The belt did the trick.  Sand, salt, ocean air, LA road grime - the belt was bomb proof.  And strangely enough, though I vehemently hated not being able to switch gears the first time I rode, I developed a strange zen almost immediately after.  I loved, and continue to love that bike in a way I've never loved a bike before.  I began to wonder if I was missing out on the same thing riding fixed.

And it turns out, I was.  I apprehensively hopped on a fixed gear for the first time scared out of my mind, but then I ended up having a lot of fun.  Getting used to only having a front brake was daunting, but once I realized that I was not going to flip over the handlebars, I acclimated quite quickly.  Riding fixed really puts you in tune with the bike: you are the machine.  I built a fixed gear to use as my timeshare bike, and immediately regretted not having it with me at all time.  It was a different way to ride, an addicting way to ride, but it was truly enjoyable in a completely alternate way than riding a geared bike or a single speed was.  Hatching a plan to convert my current train commuter, another belt drive of the District species, I got to work researching, getting parts, and hoping that it wouldn't inevitably fail.  Trips to the velodrome only helped to fuel my energy and time put into this project (though I should note that there is quite a difference between a track bike and a fixed gear ridden on the road). 

While it's only been a week of some test riding to and from work to make sure everything is running smoothly, everything so far is excellent.  It's quiet, responsive, fast, and most importantly, fun.  

And now my wheels match.
Regarding a belt vs. a chain:
I like the belt.  For many people, the pros of a belt do not yet outweigh the cons of a chain.  But for this bike, the belt is nice because the CDX System requires a pretty exact chainline - important on a fixed gear.  It feels just as responsive as a chain, and I don't get any grease on my work clothes.  Plus, for commuting, it really is bomb proof.  There's also less chance of chopping your fingers off with the belt by accident.  All that said, switching from the CDC to CDX system was an entire day project, especially switching from a 22T freewheel to a 21T cog.  Once it's said and done, I'll probably be fine leaving it as is for a while, as it's nowhere near as easy to change as a chain (which is why I feel track bikes will probably never be belt driven).  There are also far less gearing options, and my only option for a threaded fixed cog was 21T CDX, which did require me upgrading to an entirely different system.    

I'm going to continue testing the waters on this bike to troubleshoot and push the limits of a belt on a fixed gear bike.  And I'm going to continue to ride it because it's fun.  

New rear wheel, new cog, belt ring, belt...it was quite the project.  But it was worth it!
A bit of a disclaimer: the rear brake is only in these photos (and is not hooked up) in case this wheel or system were to fail during testing and I needed to switch back to a single speed.  Riding a fixed gear with a rear brake *can be* quite dangerous, as it can lock your legs and throw you from the bike if you brake suddenly while descending at high speeds, though I do know a few people who ride with rear brakes who are very in tune with their bikes on descents, and they're all fine, so it's a personal preference.  70-80% of your braking power comes from your front brake, which brings me to another point: I will never ride a fixed gear on the road without a front brake.  Brakeless is fun in a velodrome, but unless you are excellent at skidding, are riding ridiculously low gear inches, and can stop in <10 feet with just your rear wheel while descending (which are very, very few people), please ride with a brake!  If you choose not to, then please, please be cautious and courteous to those around you, and be extra alert of other motorists and pedestrians.  I've seen too many accidents to not address this.  I know it's a highly debated subject, and everyone's entitled to ride the way they want - this is just my personal opinion.

All said and done, if you've never ridden fixed (for any reason, really) try it at least once - it might change your life. 


  1. Man that looks sweet!

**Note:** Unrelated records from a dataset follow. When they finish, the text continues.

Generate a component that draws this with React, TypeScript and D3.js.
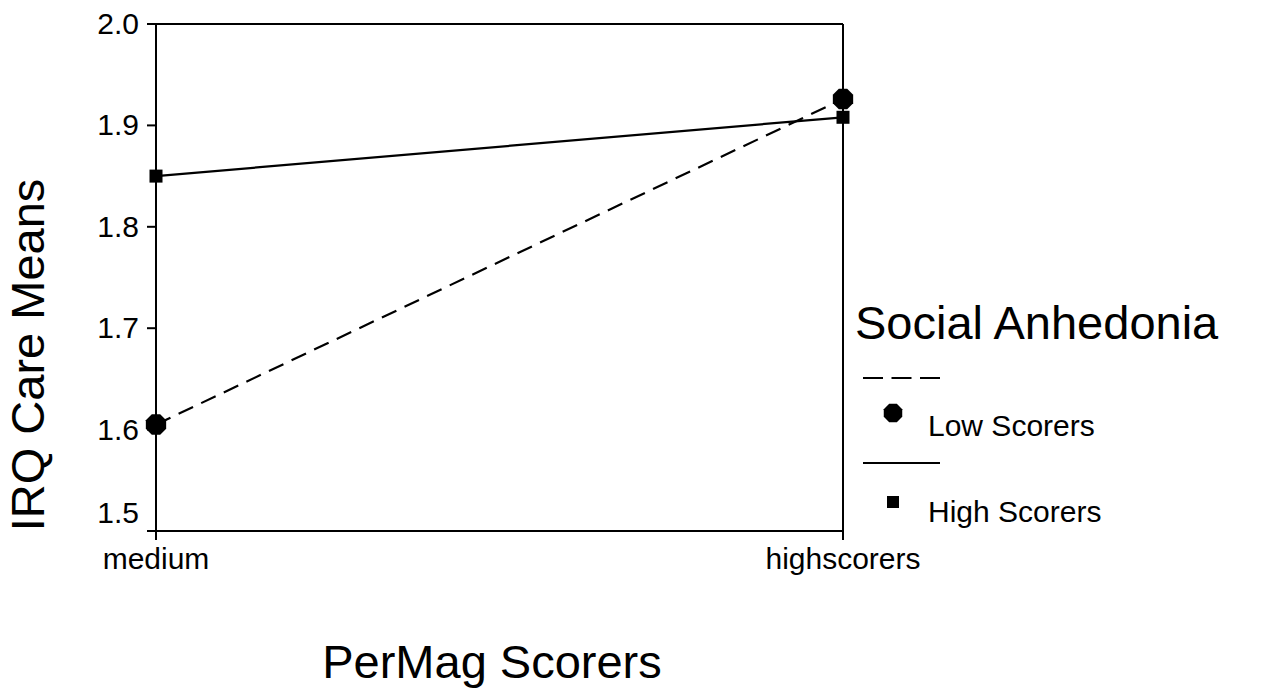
import React from "react";
import * as d3 from "d3";

const categories = ["medium", "highscorers"];
const lowScorers = [1.605, 1.926];
const highScorers = [1.85, 1.908];
const yTicks = [1.5, 1.6, 1.7, 1.8, 1.9, 2.0];

const W = 1263;
const H = 690;
const FONT = "Arial, 'Liberation Sans', Helvetica, sans-serif";

export default function App() {
  const x = d3.scalePoint<string>().domain(categories).range([156, 843]).padding(0);
  const y = d3.scaleLinear().domain([1.5, 2.0]).range([531, 24]);
  const line = d3
    .line<number>()
    .x((_, i) => x(categories[i]) as number)
    .y((d) => y(d));

  const octagon = (cx: number, cy: number, r: number) => {
    const pts = d3.range(8).map((k) => {
      const a = Math.PI / 8 + (k * Math.PI) / 4;
      return [cx + r * Math.cos(a), cy + r * Math.sin(a)];
    });
    return "M" + pts.map((p) => p.join(",")).join("L") + "Z";
  };

  const x0 = x(categories[0]) as number;
  const x1 = x(categories[1]) as number;
  const yTop = y(2.0);
  const yBot = y(1.5);
  const sq = 13;

  return (
    <svg width={W} height={H} style={{ position: "absolute", left: 0, top: 0, background: "#fff" }} fontFamily={FONT}>
      <rect width={W} height={H} fill="#fff" />
      {/* frame */}
      <g stroke="#000" strokeWidth={2} fill="none">
        <line x1={x0 - 9} y1={yTop} x2={x1} y2={yTop} />
        <line x1={x0 - 9} y1={yBot} x2={x1} y2={yBot} />
        <line x1={x0} y1={yTop} x2={x0} y2={yBot + 9} />
        <line x1={x1} y1={yTop} x2={x1} y2={yBot + 9} />
        {yTicks.map((t) => (
          <line key={t} x1={x0 - 9} y1={y(t)} x2={x0} y2={y(t)} />
        ))}
      </g>
      {/* y tick labels (lowest one raised to clear the category label) */}
      {yTicks.map((t, i) => (
        <text key={t} x={x0 - 17} y={i === 0 ? y(t) - 8 : y(t) + 10} fontSize={30} textAnchor="end" fill="#000">
          {t.toFixed(1)}
        </text>
      ))}
      {/* x tick labels */}
      {categories.map((c) => (
        <text key={c} x={x(c) as number} y={569} fontSize={30} textAnchor="middle" fill="#000">
          {c}
        </text>
      ))}
      {/* series lines */}
      <path d={line(highScorers) as string} stroke="#000" strokeWidth={2.2} fill="none" />
      <path d={line(lowScorers) as string} stroke="#000" strokeWidth={2.2} strokeDasharray="16,9" fill="none" />
      {/* markers */}
      {highScorers.map((v, i) => (
        <rect
          key={"h" + i}
          x={(x(categories[i]) as number) - sq / 2}
          y={y(v) - sq / 2}
          width={sq}
          height={sq}
          fill="#000"
        />
      ))}
      {lowScorers.map((v, i) => (
        <path key={"l" + i} d={octagon(x(categories[i]) as number, y(v), 11)} fill="#000" />
      ))}
      {/* axis titles */}
      <text transform={`translate(44,355) rotate(-90)`} fontSize={47} textAnchor="middle" fill="#000">
        IRQ Care Means
      </text>
      <text x={492} y={678} fontSize={47} textAnchor="middle" fill="#000">
        PerMag Scorers
      </text>
      {/* legend */}
      <text x={855} y={339} fontSize={47} fill="#000">
        Social Anhedonia
      </text>
      <line x1={863} y1={378} x2={940} y2={378} stroke="#000" strokeWidth={2} strokeDasharray="20,8.5" />
      <path d={octagon(893, 413, 10)} fill="#000" />
      <text x={928} y={436} fontSize={30} fill="#000">
        Low Scorers
      </text>
      <line x1={863} y1={463} x2={940} y2={463} stroke="#000" strokeWidth={2} />
      <rect x={893 - 6} y={502 - 6} width={12} height={12} fill="#000" />
      <text x={928} y={522} fontSize={30} fill="#000">
        High Scorers
      </text>
    </svg>
  );
}
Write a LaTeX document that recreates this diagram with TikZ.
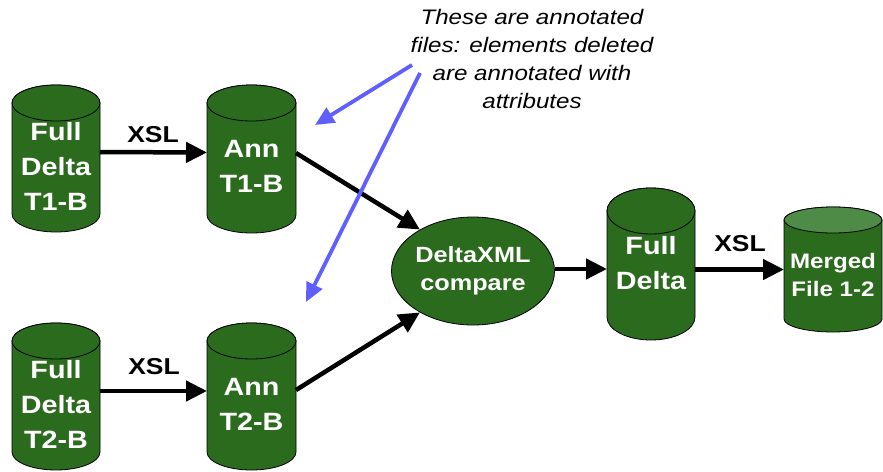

I might switch to a belt drive on my commuter if everything goes as planned

    1. Thank you! After a solid year of daily riding I can confirm it's pretty sweet. Good luck with your conversion!

  2. Replies
    1. Trek District, first generation. The current Districts aren't belt compatible, but the ones that are pop up on Craigslist and eBay now and then.

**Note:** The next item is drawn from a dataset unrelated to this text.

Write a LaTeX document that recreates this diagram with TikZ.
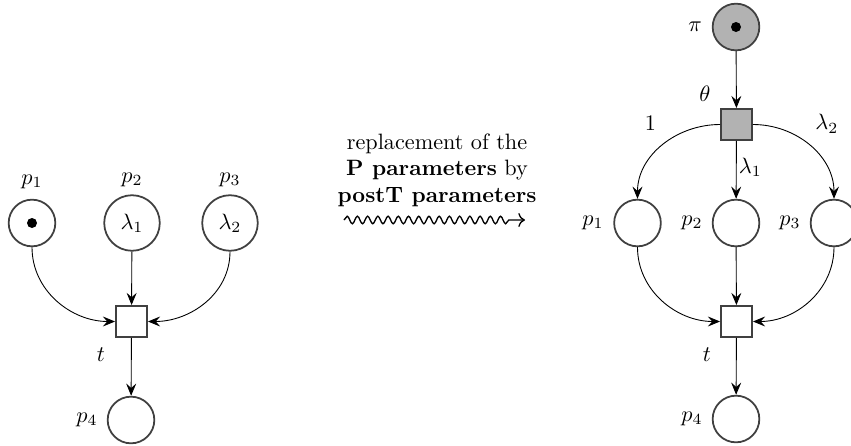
\documentclass[tikz,border=0pt]{standalone}
\usetikzlibrary{arrows.meta,decorations.pathmorphing,positioning}
\begin{document}
\begin{tikzpicture}[x=0.45pt,y=-0.45pt,
  place/.style={circle,draw=black!75,thick,minimum size=21pt,inner sep=0pt},
  bigplace/.style={place,minimum size=25pt},
  trans/.style={rectangle,draw=black!75,thick,minimum size=14pt,inner sep=0pt},
  token/.style={circle,fill=black,inner sep=0pt,minimum size=4.5pt},
  arc/.style={-{Stealth[length=5.5pt,width=4.5pt,inset=2pt]}},
  lbl/.style={inner sep=1pt}]
\useasboundingbox (0,0) rectangle (851,446);
% left net
\node[place] (p1) at (32,223) {};
\node[token] (k1) at (p1.center) {};
\node[bigplace] (p2) at (132,223) {$\lambda_1$};
\node[bigplace] (p3) at (230,223) {$\lambda_2$};
\node[trans] (t) at (131.5,321.5) {};
\node[place] (p4) at (131,420) {};
\node[lbl] (lp1) at (32,182) {$p_1$};
\node[lbl] (lp2) at (132,180) {$p_2$};
\node[lbl] (lp3) at (230,180) {$p_3$};
\node[lbl] (lt) at (101,355) {$t$};
\node[lbl] (lp4) at (87,420) {$p_4$};
\draw[arc] (p1.south) to[out=-90,in=180] (t.west);
\draw[arc] (p2) -- (t);
\draw[arc] (p3.south) to[out=-90,in=0] (t.east);
\draw[arc] (t) -- (p4);
% middle
\node[align=center] (txt) at (437,170) {replacement of the\\ \textbf{P parameters} by\\ \textbf{postT parameters}};
\coordinate (w1) at (344,220);
\coordinate (w2) at (525,220);
\draw[semithick,-{To[length=3pt]},decorate,decoration={snake,amplitude=1.7pt,segment length=4.6pt,post length=6pt}] (w1) -- (w2);
% right net
\node[place,fill=black!30] (pi) at (736,27) {};
\node[token] (k2) at (pi.center) {};
\node[lbl] (lpi) at (695,27) {$\pi$};
\node[trans,fill=black!30] (th) at (736.5,124.5) {};
\node[lbl] (lth) at (705,94) {$\theta$};
\node[place] (q1) at (637.5,223) {};
\node[place] (q2) at (736,223) {};
\node[place] (q3) at (834,223) {};
\node[lbl] (lq1) at (593,223) {$p_1$};
\node[lbl] (lq2) at (692,223) {$p_2$};
\node[lbl] (lq3) at (790,223) {$p_3$};
\node[trans] (rt) at (736.5,321.5) {};
\node[lbl] (lrt) at (707,355) {$t$};
\node[place] (q4) at (736,419) {};
\node[lbl] (lq4) at (692,419) {$p_4$};
\draw[arc] (pi) -- (th);
\draw[arc] (th.west) to[out=180,in=90] node[pos=0.2,lbl,xshift=-20pt,yshift=2pt] (a1) {$1$} (q1.north);
\draw[arc] (th) -- node[right,lbl,pos=0.45] (a2) {$\lambda_1$} (q2);
\draw[arc] (th.east) to[out=0,in=90] node[pos=0.2,lbl,xshift=22pt,yshift=2pt] (a3) {$\lambda_2$} (q3.north);
\draw[arc] (q1.south) to[out=-90,in=180] (rt.west);
\draw[arc] (q2) -- (rt);
\draw[arc] (q3.south) to[out=-90,in=0] (rt.east);
\draw[arc] (rt) -- (q4);
\end{tikzpicture}
\end{document}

  3. What size frame is that? What exactly did you have to change when going to the cdx system? I'm looking into the belt drive systems. Your bike looks great!

    1. It's a 54cm, and while I usually ride a 53 it's worked really well for me after a lot of tweaking and a professional fitting.

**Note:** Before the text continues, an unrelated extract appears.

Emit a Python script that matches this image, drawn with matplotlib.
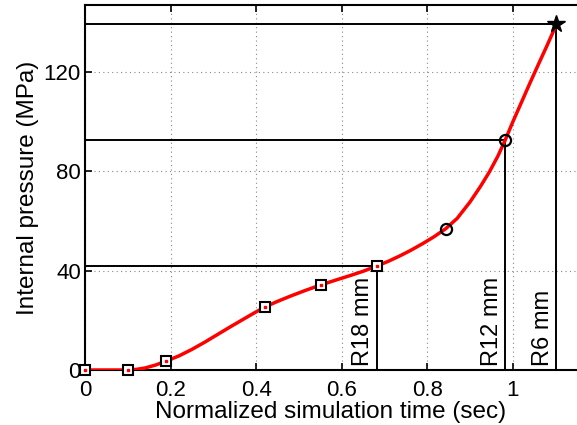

      To switch to the CDX system, I had to replace the belt, the belt ring, and the rear cog (which actually ended up with me lacing up a new wheel so I could get the correct hub spacing). I also replaced the crank because I wanted 165mm crank arms for riding fixed, and I removed the rear brake, but those are both completely optional. I have a lot more information about how I did it starting here: http://velopsy.blogspot.com/2013/06/i-fixed-it-more-musings-of-fixed-gear.html

      And thank you so much! I really love this bike. It's been a great commuter and all around errand runner/adventuring/exploring bike. I highly recommend the belt drive - it certainly still has its cons, but they last and last (and last) and are really a fun way to ride :]

  4. I've been riding fixed, with a chain, for a couple of years, and love it. Now I'm considering getting a frame compatible with belt drive. Are there any concerns about belt stretch and the forces on a belt while riding fixed?

    1. I think the biggest concern would be skid stopping, but I use a front brake (which Gates also advises) and this might be less of an issue with a CDX system. With the older CDC systems, excess torque applied either because the belt wasn't aligned or was being run at the wrong tension could cause it to slip off the cog, but I've never heard of this happening with a CDX system.

      One of the benefits of the belt is that it doesn't stretch, so you won't have to worry about that. The biggest drawbacks are that you do lose a little bit of efficiency, there are also less gearing options, and the drivetrain is more expensive than a chain, but you'll have to replace it and maintain it far less often.

  5. I need fixed gear belt drive. I have converted my chain drive into fixed gear. But I need it in belt drive. How can I get fixed gear belt drive?

    1. You have to swap the drivetrain out for a belt drivetrain.